> [RECORDED DATA]:

* BEGIN *

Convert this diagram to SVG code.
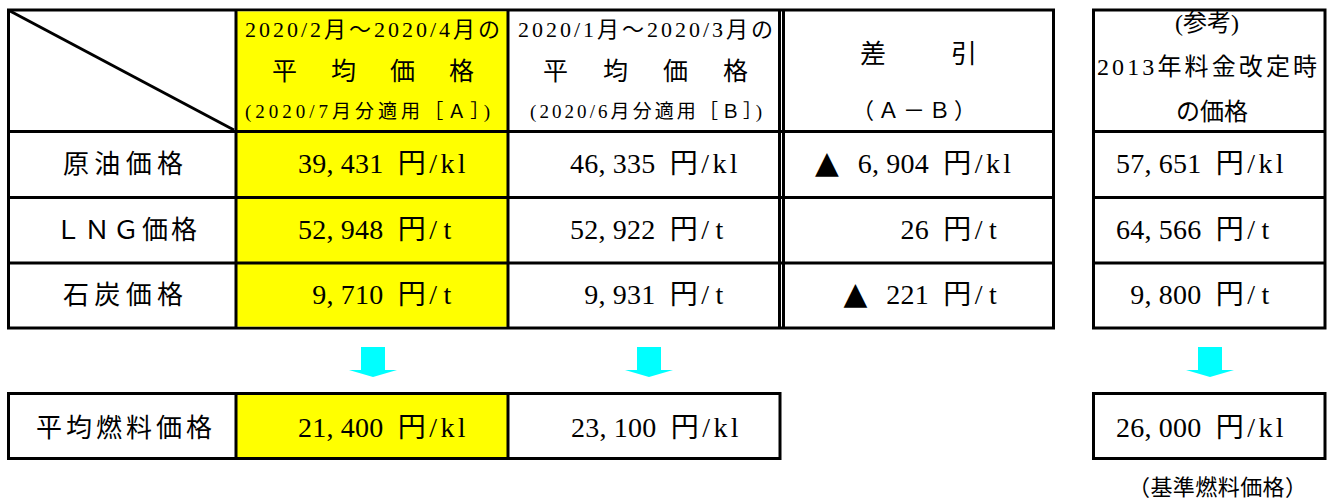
<svg xmlns="http://www.w3.org/2000/svg" width="1328" height="503" viewBox="0 0 1328 503">
<style>
  text { font-family: "Liberation Serif", "Noto Sans CJK JP", serif; fill: #000; }
  .ln { stroke: #000; stroke-width: 3; fill: none; }
  .box { stroke: #000; stroke-width: 3; fill: #fff; }
  .yel { fill: #FFFF00; }
  .arr { fill: #00FFFF; }
  .lbl { font-size: 26px; }
  .val { font-size: 28px; }
  .tri { font-family: "DejaVu Sans", sans-serif; font-size: 31px; }
  .h1 { font-size: 22px; }
  .h2 { font-size: 25px; }
  .h3 { font-size: 19px; }
</style>
<rect width="1328" height="503" fill="#fff"/>

<g id="main-table">
  <rect class="box" x="8.5" y="10" width="1045" height="318"/>
  <rect class="yel" x="236" y="11.5" width="272" height="315"/>
  <path class="ln" d="M8.5 131.5H1053.5M8.5 197.5H1053.5M8.5 263H1053.5"/>
  <path class="ln" d="M236 10V328M508 10V328M779.5 10V328M783.5 10V328"/>
  <path class="ln" d="M10 11L234 130"/>
</g>

<g id="ref-table">
  <rect class="box" x="1093.5" y="10" width="231.5" height="318"/>
  <path class="ln" d="M1093.5 131.5H1325M1093.5 197.5H1325M1093.5 263H1325"/>
</g>

<g id="header-a">
  <text class="h1" x="245" y="37" textLength="255" lengthAdjust="spacing">2020/2月～2020/4月の</text>
  <text class="h2" x="272 331 390 449" y="80">平均価格</text>
  <text class="h3" x="245" y="118" textLength="245" lengthAdjust="spacing">(2020/7月分適用［Ａ］)</text>
</g>
<g id="header-b">
  <text class="h1" x="518" y="37" textLength="255" lengthAdjust="spacing">2020/1月～2020/3月の</text>
  <text class="h2" x="543 603 663 723" y="80">平均価格</text>
  <text class="h3" x="530" y="118" textLength="232" lengthAdjust="spacing">(2020/6月分適用［Ｂ］)</text>
</g>
<g id="header-diff">
  <text class="h2" x="860 951" y="63" style="font-size:26px">差引</text>
  <text class="h1" x="852" y="118" textLength="124" lengthAdjust="spacing">（Ａ－Ｂ）</text>
</g>
<g id="header-ref">
  <text class="h2" x="1207" y="31" text-anchor="middle" style="font-size:24px">(参考)</text>
  <text class="h2" x="1097" y="75" textLength="220" lengthAdjust="spacing" style="font-size:24px">2013年料金改定時</text>
  <text class="h2" x="1212" y="120" text-anchor="middle" style="font-size:24px">の価格</text>
</g>

<g id="row-crude">
  <text class="lbl" x="63" y="173" textLength="120" lengthAdjust="spacing">原油価格</text>
  <text class="val" x="298 312.25 326.5 340.75 355 369.25 383.5 397.75 429.25 440.5 457.75" y="173">39,431 円/kl</text>
  <text class="val" x="570 584.25 598.5 612.75 627 641.25 655.5 669.75 701.25 712.5 729.75" y="173">46,335 円/kl</text>
  <text class="val" x="815 843.5 857.75 872 886.25 900.5 914.75 929 943.25 974.75 986 1003.25" y="173"><tspan class="tri">▲</tspan> 6,904 円/kl</text>
  <text class="val" x="1116 1130.25 1144.5 1158.75 1173 1187.25 1201.5 1215.75 1247.25 1258.5 1275.75" y="173">57,651 円/kl</text>
</g>
<g id="row-lng">
  <text class="lbl" x="55" y="239" textLength="142" lengthAdjust="spacing">ＬＮＧ価格</text>
  <text class="val" x="298 312.25 326.5 340.75 355 369.25 383.5 397.75 429.25 443.5" y="239">52,948 円/t</text>
  <text class="val" x="570 584.25 598.5 612.75 627 641.25 655.5 669.75 701.25 715.5" y="239">52,922 円/t</text>
  <text class="val" x="900.5 914.75 929 943.25 974.75 989" y="239">26 円/t</text>
  <text class="val" x="1116 1130.25 1144.5 1158.75 1173 1187.25 1201.5 1215.75 1247.25 1261.5" y="239">64,566 円/t</text>
</g>
<g id="row-coal">
  <text class="lbl" x="63" y="304" textLength="120" lengthAdjust="spacing">石炭価格</text>
  <text class="val" x="312.25 326.5 340.75 355 369.25 383.5 397.75 429.25 443.5" y="304">9,710 円/t</text>
  <text class="val" x="584.25 598.5 612.75 627 641.25 655.5 669.75 701.25 715.5" y="304">9,931 円/t</text>
  <text class="val" x="843.5 872 886.25 900.5 914.75 929 943.25 974.75 989" y="304"><tspan class="tri">▲</tspan> 221 円/t</text>
  <text class="val" x="1130.25 1144.5 1158.75 1173 1187.25 1201.5 1215.75 1247.25 1261.5" y="304">9,800 円/t</text>
</g>

<g id="connectors">
  <path class="arr" d="M361 347H385V370H397L373 377L349 370H361Z"/>
  <path class="arr" d="M637 347H661V370H673L649 377L625 370H637Z"/>
  <path class="arr" d="M1198 347H1222V370H1234L1210 377L1186 370H1198Z"/>
</g>

<g id="avg-table">
  <rect class="box" x="8.5" y="393.5" width="771.5" height="65"/>
  <rect class="yel" x="236" y="395" width="272" height="62"/>
  <path class="ln" d="M236 393.5V458.5M508 393.5V458.5"/>
  <text class="lbl" x="36" y="437" textLength="176" lengthAdjust="spacing">平均燃料価格</text>
  <text class="val" x="298 312.25 326.5 340.75 355 369.25 383.5 397.75 429.25 440.5 457.75" y="437">21,400 円/kl</text>
  <text class="val" x="571 585.25 599.5 613.75 628 642.25 656.5 670.75 702.25 713.5 730.75" y="437">23,100 円/kl</text>
</g>

<g id="base-table">
  <rect class="box" x="1093.5" y="393.5" width="231.5" height="65"/>
  <text class="val" x="1116 1130.25 1144.5 1158.75 1173 1187.25 1201.5 1215.75 1247.25 1258.5 1275.75" y="437">26,000 円/kl</text>
  <text class="h1" x="1128" y="495" textLength="179" lengthAdjust="spacing">（基準燃料価格）</text>
</g>
</svg>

* END *

> [TASK BRIEF]:
Restate the whole of the material word for word without the pictures.

> [REPLY TO THE EXERCISE]:
Convert this diagram to SVG code.
<svg xmlns="http://www.w3.org/2000/svg" width="1328" height="503" viewBox="0 0 1328 503">
<style>
  text { font-family: "Liberation Serif", "Noto Sans CJK JP", serif; fill: #000; }
  .ln { stroke: #000; stroke-width: 3; fill: none; }
  .box { stroke: #000; stroke-width: 3; fill: #fff; }
  .yel { fill: #FFFF00; }
  .arr { fill: #00FFFF; }
  .lbl { font-size: 26px; }
  .val { font-size: 28px; }
  .tri { font-family: "DejaVu Sans", sans-serif; font-size: 31px; }
  .h1 { font-size: 22px; }
  .h2 { font-size: 25px; }
  .h3 { font-size: 19px; }
</style>
<rect width="1328" height="503" fill="#fff"/>

<g id="main-table">
  <rect class="box" x="8.5" y="10" width="1045" height="318"/>
  <rect class="yel" x="236" y="11.5" width="272" height="315"/>
  <path class="ln" d="M8.5 131.5H1053.5M8.5 197.5H1053.5M8.5 263H1053.5"/>
  <path class="ln" d="M236 10V328M508 10V328M779.5 10V328M783.5 10V328"/>
  <path class="ln" d="M10 11L234 130"/>
</g>

<g id="ref-table">
  <rect class="box" x="1093.5" y="10" width="231.5" height="318"/>
  <path class="ln" d="M1093.5 131.5H1325M1093.5 197.5H1325M1093.5 263H1325"/>
</g>

<g id="header-a">
  <text class="h1" x="245" y="37" textLength="255" lengthAdjust="spacing">2020/2月～2020/4月の</text>
  <text class="h2" x="272 331 390 449" y="80">平均価格</text>
  <text class="h3" x="245" y="118" textLength="245" lengthAdjust="spacing">(2020/7月分適用［Ａ］)</text>
</g>
<g id="header-b">
  <text class="h1" x="518" y="37" textLength="255" lengthAdjust="spacing">2020/1月～2020/3月の</text>
  <text class="h2" x="543 603 663 723" y="80">平均価格</text>
  <text class="h3" x="530" y="118" textLength="232" lengthAdjust="spacing">(2020/6月分適用［Ｂ］)</text>
</g>
<g id="header-diff">
  <text class="h2" x="860 951" y="63" style="font-size:26px">差引</text>
  <text class="h1" x="852" y="118" textLength="124" lengthAdjust="spacing">（Ａ－Ｂ）</text>
</g>
<g id="header-ref">
  <text class="h2" x="1207" y="31" text-anchor="middle" style="font-size:24px">(参考)</text>
  <text class="h2" x="1097" y="75" textLength="220" lengthAdjust="spacing" style="font-size:24px">2013年料金改定時</text>
  <text class="h2" x="1212" y="120" text-anchor="middle" style="font-size:24px">の価格</text>
</g>

<g id="row-crude">
  <text class="lbl" x="63" y="173" textLength="120" lengthAdjust="spacing">原油価格</text>
  <text class="val" x="298 312.25 326.5 340.75 355 369.25 383.5 397.75 429.25 440.5 457.75" y="173">39,431 円/kl</text>
  <text class="val" x="570 584.25 598.5 612.75 627 641.25 655.5 669.75 701.25 712.5 729.75" y="173">46,335 円/kl</text>
  <text class="val" x="815 843.5 857.75 872 886.25 900.5 914.75 929 943.25 974.75 986 1003.25" y="173"><tspan class="tri">▲</tspan> 6,904 円/kl</text>
  <text class="val" x="1116 1130.25 1144.5 1158.75 1173 1187.25 1201.5 1215.75 1247.25 1258.5 1275.75" y="173">57,651 円/kl</text>
</g>
<g id="row-lng">
  <text class="lbl" x="55" y="239" textLength="142" lengthAdjust="spacing">ＬＮＧ価格</text>
  <text class="val" x="298 312.25 326.5 340.75 355 369.25 383.5 397.75 429.25 443.5" y="239">52,948 円/t</text>
  <text class="val" x="570 584.25 598.5 612.75 627 641.25 655.5 669.75 701.25 715.5" y="239">52,922 円/t</text>
  <text class="val" x="900.5 914.75 929 943.25 974.75 989" y="239">26 円/t</text>
  <text class="val" x="1116 1130.25 1144.5 1158.75 1173 1187.25 1201.5 1215.75 1247.25 1261.5" y="239">64,566 円/t</text>
</g>
<g id="row-coal">
  <text class="lbl" x="63" y="304" textLength="120" lengthAdjust="spacing">石炭価格</text>
  <text class="val" x="312.25 326.5 340.75 355 369.25 383.5 397.75 429.25 443.5" y="304">9,710 円/t</text>
  <text class="val" x="584.25 598.5 612.75 627 641.25 655.5 669.75 701.25 715.5" y="304">9,931 円/t</text>
  <text class="val" x="843.5 872 886.25 900.5 914.75 929 943.25 974.75 989" y="304"><tspan class="tri">▲</tspan> 221 円/t</text>
  <text class="val" x="1130.25 1144.5 1158.75 1173 1187.25 1201.5 1215.75 1247.25 1261.5" y="304">9,800 円/t</text>
</g>

<g id="connectors">
  <path class="arr" d="M361 347H385V370H397L373 377L349 370H361Z"/>
  <path class="arr" d="M637 347H661V370H673L649 377L625 370H637Z"/>
  <path class="arr" d="M1198 347H1222V370H1234L1210 377L1186 370H1198Z"/>
</g>

<g id="avg-table">
  <rect class="box" x="8.5" y="393.5" width="771.5" height="65"/>
  <rect class="yel" x="236" y="395" width="272" height="62"/>
  <path class="ln" d="M236 393.5V458.5M508 393.5V458.5"/>
  <text class="lbl" x="36" y="437" textLength="176" lengthAdjust="spacing">平均燃料価格</text>
  <text class="val" x="298 312.25 326.5 340.75 355 369.25 383.5 397.75 429.25 440.5 457.75" y="437">21,400 円/kl</text>
  <text class="val" x="571 585.25 599.5 613.75 628 642.25 656.5 670.75 702.25 713.5 730.75" y="437">23,100 円/kl</text>
</g>

<g id="base-table">
  <rect class="box" x="1093.5" y="393.5" width="231.5" height="65"/>
  <text class="val" x="1116 1130.25 1144.5 1158.75 1173 1187.25 1201.5 1215.75 1247.25 1258.5 1275.75" y="437">26,000 円/kl</text>
  <text class="h1" x="1128" y="495" textLength="179" lengthAdjust="spacing">（基準燃料価格）</text>
</g>
</svg>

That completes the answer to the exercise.